Kenyan President Mwai Kibaki has approved a new media law, the government said on Friday, despite local and international pressure to reject the legislation critics say undermines democracy.
Washington has expressed deep reservations about the law, saying it gives the east African country’s information minister undue influence and that it was understandable Kenyans had demonstrated against the bill.
Several local journalists and civil rights campaigners were arrested during protests at Independence Day celebrations last month. Police broke up a number of demonstrations against the bill with tear gas in the following days.
The amended media law provides for a new communications commission with powers to regulate broadcasting content and impose tougher fines or jail terms for press offenses.
Campaigners had also called for a measure allowing authorities to shut down media outlets during a state of emergency to be revised. The article, first made into law in 1998, was not included in the amendment and remains in force.
Kibaki said in a statement that given the article was not part of the amendment, refusing to sign the bill would not have addressed media concerns.
“Accordingly, I urge the stakeholders to address this issue separately,” Kibaki said, reiterating his commitment to press freedom and democracy.
“I, however, wish to appeal to the media to recognize that freedom must go hand-in-hand with responsibility,” he said.
“Press freedom must therefore be counterbalanced with other freedoms and must at all times take into account the overriding interest and the safety of Kenyans,” Kibaki said.
Reporters Without Borders said in a statement it was “stunned” Kibaki had agreed to what it called a reactionary and repressive law. The Committee to Protect Journalists had written to Kibaki urging him to reject the bill.
Kenya’s Media Council said it was shocked and disappointed by Kibaki’s move and some commentators said it was a bad law.
“This bill returns Kenya to authoritarianism. It is totally unacceptable,” Paul Muite, a lawyer and former member of parliament, told KTN television.
He said the fact Kenyan Prime Minister Raila Odinga had called for the bill to be rejected was a worrying sign at a time when Kenya’s coalition government was seeking to introduce reforms — designed to avoid a repeat of post-election violence last year.

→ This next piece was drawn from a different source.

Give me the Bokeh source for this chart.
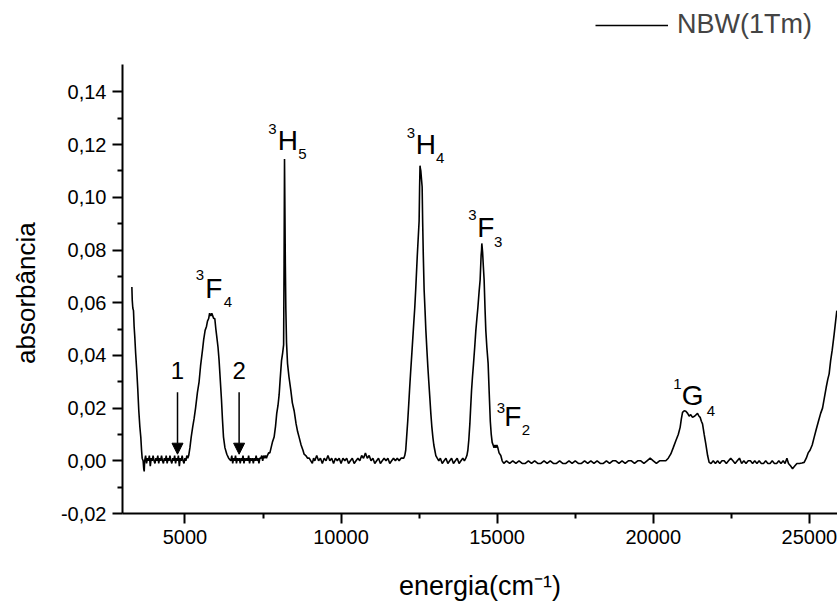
from bokeh.plotting import figure
from bokeh.models import (Range1d, FixedTicker, CustomJSTickFormatter, Arrow, NormalHead,
                          Legend, LegendItem, ColumnDataSource)
from bokeh.core.properties import value
from bokeh.embed import file_html
from bokeh.resources import INLINE

# ---------------- data ----------------
energy = [
    3300, 3312, 3330, 3352, 3372, 3394, 3420, 3458, 3490, 3522, 3555, 3586, 3610, 3630, 3660, 3680, 3695, 3710,
    3740, 3770, 3800, 3830, 3860, 3890, 3920, 3950, 3980, 4010, 4040, 4070, 4100, 4130, 4160, 4190, 4220, 4250,
    4280, 4310, 4340, 4370, 4400, 4430, 4460, 4490, 4520, 4550, 4580, 4610, 4640, 4670, 4700, 4730, 4760, 4790,
    4820, 4850, 4880, 4910, 4940, 4970, 5000, 5030, 5060, 5090, 5120,
    5160, 5200, 5250, 5293, 5340, 5400, 5453, 5500, 5562, 5600, 5646, 5690, 5722, 5760, 5790, 5828, 5860, 5890,
    5920, 5956, 5990, 6020, 6060, 6094, 6130, 6171, 6200, 6235, 6280, 6341, 6400, 6469,
    6500, 6530, 6560, 6590, 6620, 6650, 6680, 6710, 6740, 6770, 6800, 6830, 6860, 6890, 6920, 6950, 6980, 7010,
    7040, 7070, 7100, 7130, 7160, 7190, 7220, 7250, 7280, 7310, 7340, 7370, 7400, 7430, 7460, 7490, 7520, 7550,
    7580, 7610, 7640, 7680, 7720,
    7760, 7800, 7856, 7900, 7940, 7980, 8016, 8050, 8093, 8130, 8160, 8175, 8189, 8200, 8215, 8231, 8253, 8285,
    8330, 8391, 8440, 8497, 8560, 8610, 8656, 8720, 8780, 8817, 8870, 8930, 8980, 9031, 9080, 9120,
    9160, 9220, 9280, 9340, 9400, 9460, 9520, 9580, 9640, 9700, 9760, 9820, 9880, 9940, 10000, 10060, 10120,
    10180, 10240, 10300, 10360, 10420, 10480, 10540, 10600, 10660, 10720, 10780, 10840, 10900, 10960, 11020,
    11080, 11140, 11200, 11260, 11320, 11380, 11440, 11500, 11560, 11620, 11680, 11740, 11800, 11860, 11920, 11970,
    12007, 12040, 12071, 12100, 12135, 12165, 12199, 12230, 12263, 12295, 12327, 12360, 12391, 12442, 12500,
    12516, 12529, 12540, 12555, 12575, 12597, 12613, 12634, 12660, 12690, 12714, 12745, 12778, 12810, 12843,
    12875, 12907, 12940, 12971, 13003, 13035, 13080, 13131,
    13180, 13240, 13300, 13360, 13420, 13480, 13540, 13600, 13660, 13720, 13780, 13840, 13900, 13950,
    13996, 14030, 14061, 14092, 14125, 14150, 14179, 14210, 14243, 14280, 14317, 14350, 14381, 14420, 14454,
    14486, 14500, 14508, 14520, 14534, 14556, 14582, 14610, 14636, 14670, 14710, 14742, 14780, 14810, 14840,
    14870, 14900, 14930, 14960, 14990, 15020, 15060, 15116, 15160, 15212,
    15300, 15400, 15500, 15600, 15700, 15800, 15900, 16000, 16100, 16200, 16300, 16400, 16500, 16600, 16700,
    16800, 16900, 17000, 17100, 17200, 17300, 17400, 17500, 17600, 17700, 17800, 17900, 18000, 18100, 18200,
    18300, 18400, 18500, 18600, 18700, 18800, 18900, 19000, 19100, 19200, 19300, 19400, 19500, 19600, 19700,
    19800, 19900, 20000, 20100, 20200, 20300, 20402,
    20480, 20562, 20640, 20722, 20800, 20860, 20900, 20937, 20990, 21043, 21100, 21148, 21200, 21257, 21330,
    21417, 21460, 21501, 21540, 21577, 21630, 21683, 21740, 21789,
    21850, 21920, 21990, 22060, 22130, 22200, 22270, 22340, 22410, 22480, 22550, 22620, 22690, 22760, 22830,
    22900, 22970, 23040, 23110, 23180, 23250, 23320, 23390, 23460, 23530, 23600, 23670, 23740, 23810, 23880,
    23950, 24020, 24090, 24160, 24220, 24280, 24330, 24400, 24460, 24530, 24600, 24680, 24760, 24832,
    24900, 24960, 25020, 25090, 25152, 25220, 25290, 25360, 25421, 25480, 25540, 25590, 25632, 25680, 25730,
    25792, 25840, 25879,
]
absorbance = [
    0.066, 0.061, 0.058, 0.057, 0.051, 0.047, 0.041, 0.034, 0.027, 0.019, 0.013, 0.009, 0.004, 0.001, 0.000, -0.003, -0.004, 0.000,
    0.002, -0.001, 0.001, 0.000, 0.002, -0.002, 0.001, 0.000, 0.002, 0.000, -0.001, 0.001, 0.000, 0.002, -0.001, 0.001, 0.000, 0.002,
    0.000, -0.001, 0.001, 0.000, 0.002, -0.001, 0.001, 0.000, 0.002, 0.000, -0.001, 0.001, 0.000, 0.002, -0.001, 0.001, 0.000, 0.002,
    -0.002, 0.001, 0.000, 0.002, 0.000, -0.001, 0.001, 0.000, 0.002, 0.001, 0.002,
    0.005, 0.009, 0.013, 0.016, 0.020, 0.026, 0.030, 0.036, 0.042, 0.046, 0.0495, 0.051, 0.053, 0.054, 0.056, 0.055, 0.056, 0.055,
    0.054, 0.054, 0.050, 0.047, 0.043, 0.038, 0.031, 0.023, 0.016, 0.009, 0.005, 0.0025, 0.001, 0.000,
    0.002, -0.001, 0.001, 0.000, 0.002, -0.001, 0.001, 0.000, 0.001, -0.001, 0.001, 0.000, 0.002, -0.001, 0.001, 0.000, 0.001, 0.000,
    0.002, -0.001, 0.001, 0.000, 0.001, -0.001, 0.001, 0.000, 0.002, 0.000, 0.001, -0.001, 0.001, 0.001, 0.002, 0.000, 0.002, 0.001,
    0.002, 0.001, 0.002, 0.003, 0.003,
    0.005, 0.007, 0.009, 0.013, 0.018, 0.021, 0.025, 0.031, 0.038, 0.041, 0.044, 0.075, 0.1145, 0.098, 0.075, 0.058, 0.045, 0.037,
    0.032, 0.0267, 0.022, 0.019, 0.014, 0.011, 0.009, 0.006, 0.004, 0.0025, 0.002, 0.001, 0.001, 0.000, -0.001, 0.001,
    0.000, 0.002, 0.000, 0.001, -0.001, 0.001, 0.000, 0.002, 0.000, 0.001, -0.001, 0.001, 0.000, 0.001, -0.001, 0.001, 0.000,
    0.001, -0.001, 0.000, 0.001, -0.001, 0.000, 0.001, 0.000, 0.002, 0.001, 0.003, 0.001, 0.002, 0.000, 0.001,
    -0.001, 0.000, 0.001, -0.001, 0.000, 0.001, 0.000, 0.001, -0.001, 0.000, 0.001, 0.000, 0.001, 0.000, 0.001, 0.001,
    0.001, 0.002, 0.004, 0.009, 0.015, 0.021, 0.028, 0.034, 0.040, 0.046, 0.052, 0.058, 0.065, 0.078, 0.091,
    0.104, 0.112, 0.111, 0.110, 0.107, 0.104, 0.091, 0.078, 0.065, 0.057, 0.050, 0.043, 0.036, 0.030, 0.024,
    0.018, 0.013, 0.009, 0.006, 0.004, 0.002, 0.001, 0.000,
    0.001, -0.001, 0.000, 0.001, -0.001, 0.000, 0.001, -0.001, 0.000, 0.001, -0.001, 0.000, 0.001, 0.000,
    0.001, 0.002, 0.004, 0.008, 0.014, 0.020, 0.0267, 0.032, 0.037, 0.043, 0.0495, 0.054, 0.058, 0.064, 0.0686,
    0.078, 0.080, 0.0825, 0.081, 0.079, 0.074, 0.0686, 0.058, 0.0495, 0.043, 0.037, 0.0267, 0.015, 0.010, 0.007,
    0.006, 0.005, 0.006, 0.005, 0.006, 0.005, 0.003, 0.002, 0.000, -0.001,
    0.000, -0.001, 0.000, -0.001, 0.000, -0.001, -0.001, 0.000, -0.001, 0.000, -0.001, -0.001, 0.000, -0.001, 0.000,
    -0.001, -0.001, 0.000, -0.001, -0.001, 0.000, -0.001, 0.000, -0.001, -0.001, 0.000, -0.001, 0.000, -0.001, 0.000,
    -0.001, -0.001, 0.000, -0.001, 0.000, 0.000, -0.001, 0.000, -0.001, 0.000, 0.000, -0.001, 0.000, 0.000, -0.001,
    0.000, 0.001, 0.000, -0.001, 0.000, 0.000, 0.000,
    0.001, 0.0026, 0.005, 0.0076, 0.010, 0.0127, 0.016, 0.0184, 0.019, 0.0188, 0.018, 0.017, 0.0175, 0.0165, 0.017,
    0.018, 0.017, 0.0165, 0.015, 0.014, 0.010, 0.0063, 0.002, -0.0006,
    -0.001, 0.000, -0.001, 0.000, -0.001, 0.000, 0.000, -0.001, 0.000, 0.001, 0.000, -0.001, 0.000, 0.001, -0.001,
    0.000, -0.001, 0.000, 0.000, -0.001, 0.000, -0.001, 0.000, -0.001, -0.001, 0.000, -0.001, -0.001, 0.000, -0.001,
    -0.001, 0.000, -0.001, 0.000, -0.001, 0.001, -0.001, -0.002, -0.003, -0.002, -0.001, -0.001, -0.0008, -0.0006,
    0.001, 0.003, 0.004, 0.006, 0.0089, 0.012, 0.015, 0.018, 0.020, 0.024, 0.028, 0.031, 0.033, 0.038, 0.042,
    0.048, 0.053, 0.057,
]

series_name = "NBW(1Tm)"
x_label = "energia(cm\u207b\u00b9)"
y_label = "absorb\u00e2ncia"

x_major_ticks = [5000, 10000, 15000, 20000, 25000]
x_minor_ticks = [7500, 12500, 17500, 22500]
y_major_ticks = [-0.02, 0.0, 0.02, 0.04, 0.06, 0.08, 0.10, 0.12, 0.14]
y_minor_ticks = [-0.01, 0.01, 0.03, 0.05, 0.07, 0.09, 0.11, 0.13]
y_axis_extent = (-0.02, 0.1505)

# level annotations (superscript, letter, subscript pieces) and arrow numbers
ann_text = ["3", "F", "4", "3", "H", "5", "3", "H", "4", "3", "F", "3", "3", "F", "2", "1", "G", "4", "1", "2"]
ann_x = [5476, 5924, 6373, 7805, 8295, 8765, 12234, 12715, 13173, 14211, 14637, 15031,
         15117, 15501, 15918, 20776, 21257, 21843, 4762, 6735]
ann_y = [0.0705, 0.0655, 0.0602, 0.1261, 0.1216, 0.1165, 0.1245, 0.1200, 0.1149, 0.0933, 0.0886, 0.0832,
         0.0202, 0.0168, 0.0118, 0.0290, 0.0248, 0.0190, 0.0343, 0.0343]
ann_size = ["15px", "28px", "15px"] * 6 + ["24px", "24px"]

arrow_x = [4762, 6735]
arrow_y_start = [0.026, 0.026]
arrow_y_end = [0.0025, 0.0025]

FONT = "Liberation Sans"

# frame spans the whole height above the x axis; the y axis line is bounded to its data extent
p = figure(width=837, height=610, output_backend="svg", toolbar_location=None,
           x_range=Range1d(3000, 25900), y_range=Range1d(-0.02, 0.1747),
           min_border_left=122, min_border_right=0, min_border_top=0, min_border_bottom=97)
p.outline_line_color = None
p.xgrid.visible = False
p.ygrid.visible = False
p.background_fill_color = "white"
p.border_fill_color = "white"

line = p.line(energy, absorbance, line_color="black", line_width=1.6)

src = ColumnDataSource(dict(x=ann_x, y=ann_y, text=ann_text, size=ann_size))
p.text(x="x", y="y", text="text", text_font_size="size", source=src, text_align="center",
       text_baseline="middle", text_color="black", text_font=value(FONT))

for xa, ys, ye in zip(arrow_x, arrow_y_start, arrow_y_end):
    p.add_layout(Arrow(end=NormalHead(size=11, fill_color="black", line_color="black", line_width=1),
                       x_start=xa, y_start=ys, x_end=xa, y_end=ye, line_color="black", line_width=1.5))

for ax in (p.xaxis[0], p.yaxis[0]):
    ax.axis_line_width = 2
    ax.major_tick_line_width = 2
    ax.minor_tick_line_width = 2
    ax.major_tick_out = 10
    ax.major_tick_in = 0
    ax.minor_tick_out = 5
    ax.minor_tick_in = 0
    ax.major_label_text_font = FONT
    ax.major_label_text_font_size = "20px"
    ax.major_label_text_color = "black"
    ax.axis_label_text_font = FONT
    ax.axis_label_text_font_style = "normal"
    ax.axis_label_text_color = "black"
    ax.axis_line_color = "black"
    ax.major_tick_line_color = "black"
    ax.minor_tick_line_color = "black"

p.xaxis[0].axis_label_text_font_size = "27px"
p.yaxis[0].axis_label_text_font_size = "26px"
p.xaxis[0].ticker = FixedTicker(ticks=x_major_ticks, minor_ticks=x_minor_ticks)
p.yaxis[0].ticker = FixedTicker(ticks=y_major_ticks, minor_ticks=y_minor_ticks)
p.yaxis[0].bounds = y_axis_extent
p.yaxis[0].formatter = CustomJSTickFormatter(code="return tick.toFixed(2).replace('.', ',');")
p.xaxis[0].axis_label = x_label
# trailing no-break spaces centre the visible label on the bounded axis line
p.yaxis[0].axis_label = y_label + "\u00a0" * 10
p.xaxis[0].major_label_standoff = 6
p.yaxis[0].major_label_standoff = 6
p.xaxis[0].axis_label_standoff = 24
p.yaxis[0].axis_label_standoff = 17

legend = Legend(items=[LegendItem(label=series_name, renderers=[line])], location=(473, 473),
                padding=0, margin=0, spacing=0, label_standoff=9, glyph_width=73, glyph_height=26,
                label_height=26, label_text_font=FONT, label_text_font_size="27px",
                border_line_color=None, background_fill_alpha=0)
p.add_layout(legend, "center")

open("out.html", "w").write(file_html(p, INLINE))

Kenya’s coalition administration was formed in April after the post-election crisis at the start of the year killed 1,300 people and drove 300,000 from their homes. Kibaki and Odinga had both claimed victory in a presidential poll.
“It jeopardizes, in my view, political goodwill and the environment to proceed with constitutional reforms,” Muite said. “It puts into question the political commitment to carry on with the reform agenda in this country. It is a tragic piece of legislation.”
The bill allows the state to raid media houses, interfere with broadcasters’ programming and take stations off the air.